Opinion

How to sell a rebellion, by our man in London

Tom Collins

Tom Collins

Tom Collins is an Irish News columnist and former editor of the newspaper.

Tom Collins
Tom Collins Tom Collins

Pity Dan Mulhall, the urbane Irish ambassador to the Court of St James. A press aide to Dick Spring during the turbulent but dramatic nineties, Mulhall has gone on to a distinguished career in the diplomatic service.

London needs safe hands. Even in the best of times, there’s a rough edge to the relationship between the two countries and Mulhall is well versed in the intricacies of Anglo-Irish relations.

The ambassador is obsessed by the work of WB Yeats, so the 150th anniversary of the poet’s birth has been a gift. One of the finest writers in the English language, Yeats speaks to the world, not just Ireland. He has become one of Mulhall’s primary tools for soft diplomacy, as subscribers to his twitter feed will know only too well. Yeats scholars watch out, the ambassador is after your job.

The poet has been in the news this week for other reasons. But the controversy about whether the bones buried in Drumcliffe belong to him or a French peasant doesn’t much matter. Yeats’s spirit resides in his visionary writing.

From Yeats it is just a step to 1916, and the men who were martyred by the British after the Easter Rising.

In his remarkable meditation Easter 1916, Yeats coined one of the most dramatic couplets of the English language: “All changed, changed utterly:/A terrible beauty is born.”

Next year sees the 100th anniversary of the Rising, it coincides with an equally potent one for the Somme, one of the sorriest of sorry battles in the First World War. Irishmen died there too in their thousands – nationalists fighting in the forlorn hope that war would yield to home rule, and unionists fighting on the same side for the opposite outcome.

Irish anniversaries have a habit of turning out badly. The Twelfth is a constant reminder of that. But at least with the Twelfth we sort of know where the hot spots are going to be and the likely results.

The Rising anniversary is a different matter. It doesn’t take a genius to work out that it is fraught with risk. The Law of Unintended Consequences will almost certainly come into play. Like relatives fighting over a will, many claim to be the rightful inheritors of the flame lit that fateful Easter morning. In addition to internecine rivalry, there is its impact on the tensions between the two traditions here.

History has a way of flattening things out, and the 1916 rebels are now seen as being players in Ireland’s seamless transition to nationhood. It was bumpier than that. Whether the Irish government can claim direct line of descent is a matter of debate. Nonetheless, it has taken on the job of commemorating the event, not just in Ireland but globally.

It is Mulhall’s job to sell it to the British. Like selling ice to Eskimos, it’s a thankless task. This week in his blog (check out the Irish Embassy website) he confronted the question: how does the rising commemoration relate to Britain? Interestingly, he sees it in the context of the “extensive Irish involvement in World War I”, and details exhaustively Ireland’s involvement in remembrance events.

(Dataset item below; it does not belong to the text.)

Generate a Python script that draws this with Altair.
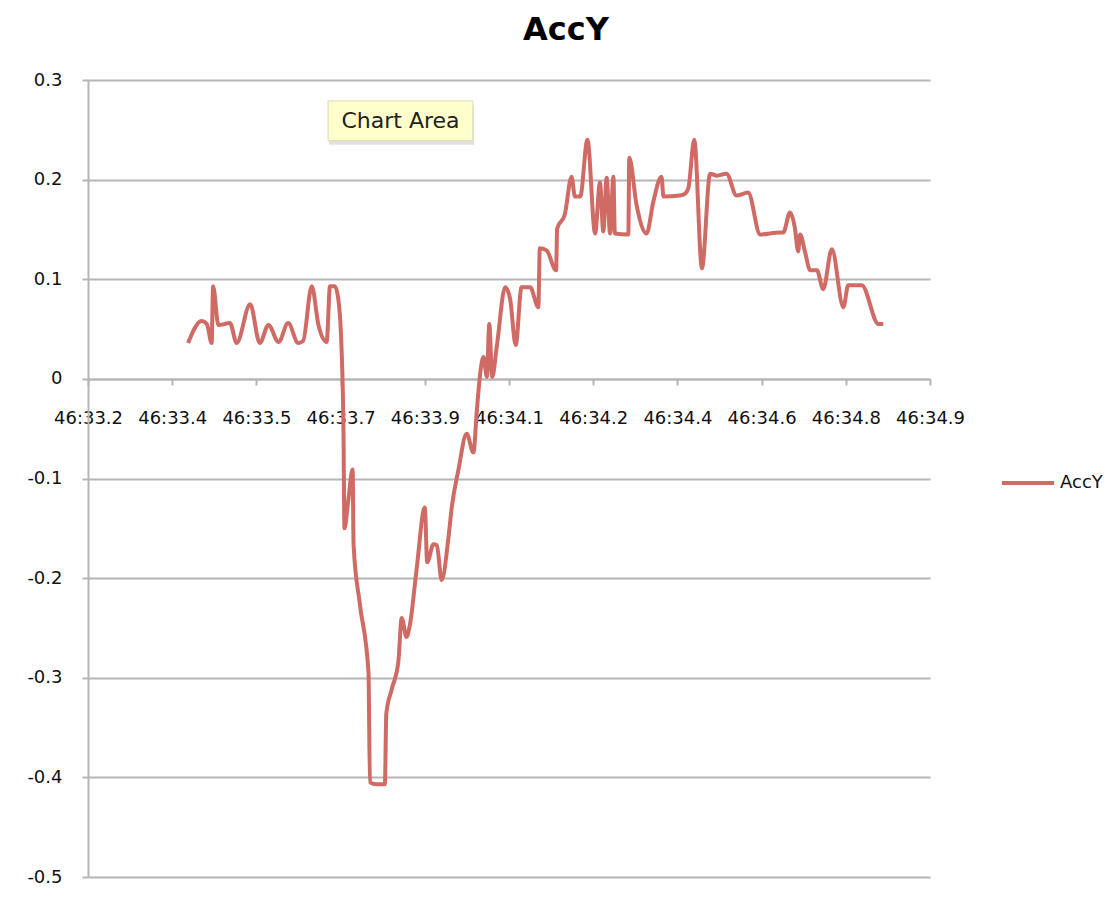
import altair as alt
import pandas as pd

# ---- data (time = seconds within minute 46) ----
times = [33.408, 33.436, 33.447, 33.457, 33.460, 33.471, 33.495, 33.509, 33.537, 33.557,
         33.575, 33.596, 33.616, 33.637, 33.647, 33.665, 33.679, 33.696, 33.703, 33.713,
         33.720, 33.727, 33.731, 33.733, 33.741, 33.750, 33.752, 33.765, 33.783, 33.786,
         33.800, 33.817, 33.820, 33.831, 33.845, 33.852, 33.862, 33.869, 33.883, 33.900,
         33.905, 33.918, 33.925, 33.935, 33.949, 33.956, 33.970, 33.987, 34.001, 34.008,
         34.015, 34.022, 34.029, 34.034, 34.040, 34.050, 34.067, 34.077, 34.089, 34.101,
         34.119, 34.136, 34.139, 34.153, 34.173, 34.175, 34.191, 34.205, 34.212, 34.223,
         34.238, 34.254, 34.264, 34.271, 34.278, 34.285, 34.292, 34.295, 34.323, 34.325,
         34.340, 34.361, 34.375, 34.392, 34.396, 34.430, 34.441, 34.448, 34.460, 34.476,
         34.493, 34.507, 34.527, 34.548, 34.572, 34.597, 34.638, 34.645, 34.659, 34.669,
         34.676, 34.680, 34.690, 34.701, 34.715, 34.728, 34.746, 34.770, 34.780, 34.808,
         34.843, 34.853]
acc_y = [0.036, 0.058, 0.055, 0.036, 0.093, 0.054, 0.056, 0.036, 0.075, 0.036,
         0.054, 0.037, 0.056, 0.036, 0.038, 0.093, 0.054, 0.037, 0.093, 0.093,
         0.081, 0.030, -0.053, -0.150, -0.122, -0.091, -0.167, -0.226, -0.295, -0.405,
         -0.407, -0.407, -0.336, -0.312, -0.284, -0.240, -0.259, -0.247, -0.191, -0.129,
         -0.184, -0.166, -0.167, -0.202, -0.160, -0.129, -0.091, -0.055, -0.074, -0.033,
         0.005, 0.022, 0.002, 0.055, 0.002, 0.034, 0.092, 0.081, 0.034, 0.092,
         0.092, 0.072, 0.131, 0.129, 0.109, 0.151, 0.165, 0.203, 0.183, 0.183,
         0.240, 0.146, 0.197, 0.148, 0.202, 0.146, 0.203, 0.146, 0.145, 0.222,
         0.175, 0.146, 0.178, 0.203, 0.183, 0.184, 0.186, 0.192, 0.240, 0.111,
         0.206, 0.204, 0.206, 0.184, 0.187, 0.145, 0.147, 0.147, 0.167, 0.152,
         0.128, 0.145, 0.128, 0.109, 0.109, 0.090, 0.130, 0.072, 0.094, 0.094,
         0.055, 0.055]
series = ["AccY"] * len(times)

tick_values = [33.2, 33.375, 33.55, 33.725, 33.9, 34.075, 34.25, 34.425, 34.6, 34.775, 34.95]
tick_labels = ["46:33.2", "46:33.4", "46:33.5", "46:33.7", "46:33.9", "46:34.1",
               "46:34.2", "46:34.4", "46:34.6", "46:34.8", "46:34.9"]
y_ticks = [0.3, 0.2, 0.1, 0.0, -0.1, -0.2, -0.3, -0.4, -0.5]

# "Chart Area" tooltip annotation (data coordinates)
note_text = ["Chart Area"]
note_x = [33.699]
note_x2 = [34.0]
note_y = [0.279]
note_y2 = [0.239]
note_tx = [33.8495]
note_ty = [0.259]

FONT = "DejaVu Sans"
LINE_COLOR = "#cf6a64"
GRID = "#b5b5b5"

df = pd.DataFrame({"t": times, "v": acc_y, "series": series})
note = pd.DataFrame({"text": note_text, "x": note_x, "x2": note_x2, "y": note_y,
                     "y2": note_y2, "tx": note_tx, "ty": note_ty})

label_arr = "[" + ",".join("'%s'" % s for s in tick_labels) + "]"
x_scale = alt.Scale(domain=[tick_values[0], tick_values[-1]], nice=False, zero=False)
y_scale = alt.Scale(domain=[-0.5, 0.3], nice=False, zero=False)

line = alt.Chart(df).mark_line(strokeWidth=4, interpolate="monotone").encode(
    x=alt.X("t:Q", scale=x_scale, title=None,
            axis=alt.Axis(values=tick_values, grid=False, offset=-498,
                          labelExpr=label_arr + "[round((datum.value-33.2)/0.175)]",
                          domainColor=GRID, domainWidth=2, tickColor=GRID, tickWidth=2,
                          tickSize=6, labelPadding=24, labelFont=FONT, labelFontSize=18,
                          labelColor="#111", labelFlush=False, labelOverlap=False)),
    y=alt.Y("v:Q", scale=y_scale, title=None,
            axis=alt.Axis(values=y_ticks, grid=True, gridColor=GRID, gridWidth=2,
                          domainColor=GRID, domainWidth=2, tickColor=GRID, tickWidth=2,
                          tickSize=6, labelPadding=20, labelFont=FONT, labelFontSize=18,
                          labelColor="#111",
                          labelExpr="(datum.value < -0.001 ? '-' : '') + format(abs(datum.value), '.1~f')")),
    color=alt.Color("series:N", scale=alt.Scale(range=[LINE_COLOR]), title=None,
                    legend=alt.Legend(orient="none", legendX=912, legendY=375,
                                      symbolType="stroke", symbolSize=2700,
                                      symbolStrokeWidth=4, labelFont=FONT,
                                      labelFontSize=18, labelColor="#111",
                                      labelOffset=4, padding=0)),
)

shadow = alt.Chart(note).mark_rect(fill="#000", opacity=0.12).encode(
    x="x:Q", x2="x2:Q", y="y:Q", y2="y2:Q"
).transform_calculate(x="datum.x + 0.002", x2="datum.x2 + 0.002",
                      y="datum.y - 0.004", y2="datum.y2 - 0.004")

box = alt.Chart(note).mark_rect(fill="#ffffcc", stroke="#d9d9b8", strokeWidth=1).encode(
    x="x:Q", x2="x2:Q", y="y:Q", y2="y2:Q")

box_text = alt.Chart(note).mark_text(font=FONT, fontSize=22, color="#222").encode(
    x="tx:Q", y="ty:Q", text="text:N")

chart = alt.layer(line, shadow, box, box_text).properties(
    width=842, height=797,
    title=alt.TitleParams("AccY", font=FONT, fontSize=32, fontWeight="bold",
                          color="#000", anchor="middle", frame="group", dx=57, offset=24),
    autosize=alt.AutoSizeParams(type="none"),
    padding={"left": 80, "top": 72, "right": 176, "bottom": 14},
).configure_view(stroke=None)

chart.save("out.html", embed_options={"renderer": "svg", "actions": False})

“Just as involvement in the First World War had a major impact on Ireland, so too the Rising was an important event in British history and in the remaking of relations between our two islands.” You have to admire his pluck.

“It was the beginning of a new era between us as neighbouring States and it is important that we take this opportunity to look back at a century of Irish independence and take stock of where we’ve come from and where we’re headed.”

Unsurprisingly, he plans to focus on “the future direction of relations between our two countries and on the contribution Irish people have made to British life over the years, notably in the cultural field”.

He hopes this will lead to “greater awareness in Britain of the intriguing complexities of Irish history”. Few will dispute his observation that: “Proper reconciliation comes when we can grasp and appreciate each other’s perspectives”.

But I doubt the English will be fussed. The residents of Kensington and Chelsea have long since reconciled themselves to the Easter Rising. The intellectuals will enjoy their seminars, speeches and canapés in the Irish Embassy and no doubt a member of the Royal Family will be persuaded to raise a glass to the memory of Pearse and his comrades.

But what’s the strategy for here where the outcome of the Rising has not yet been resolved?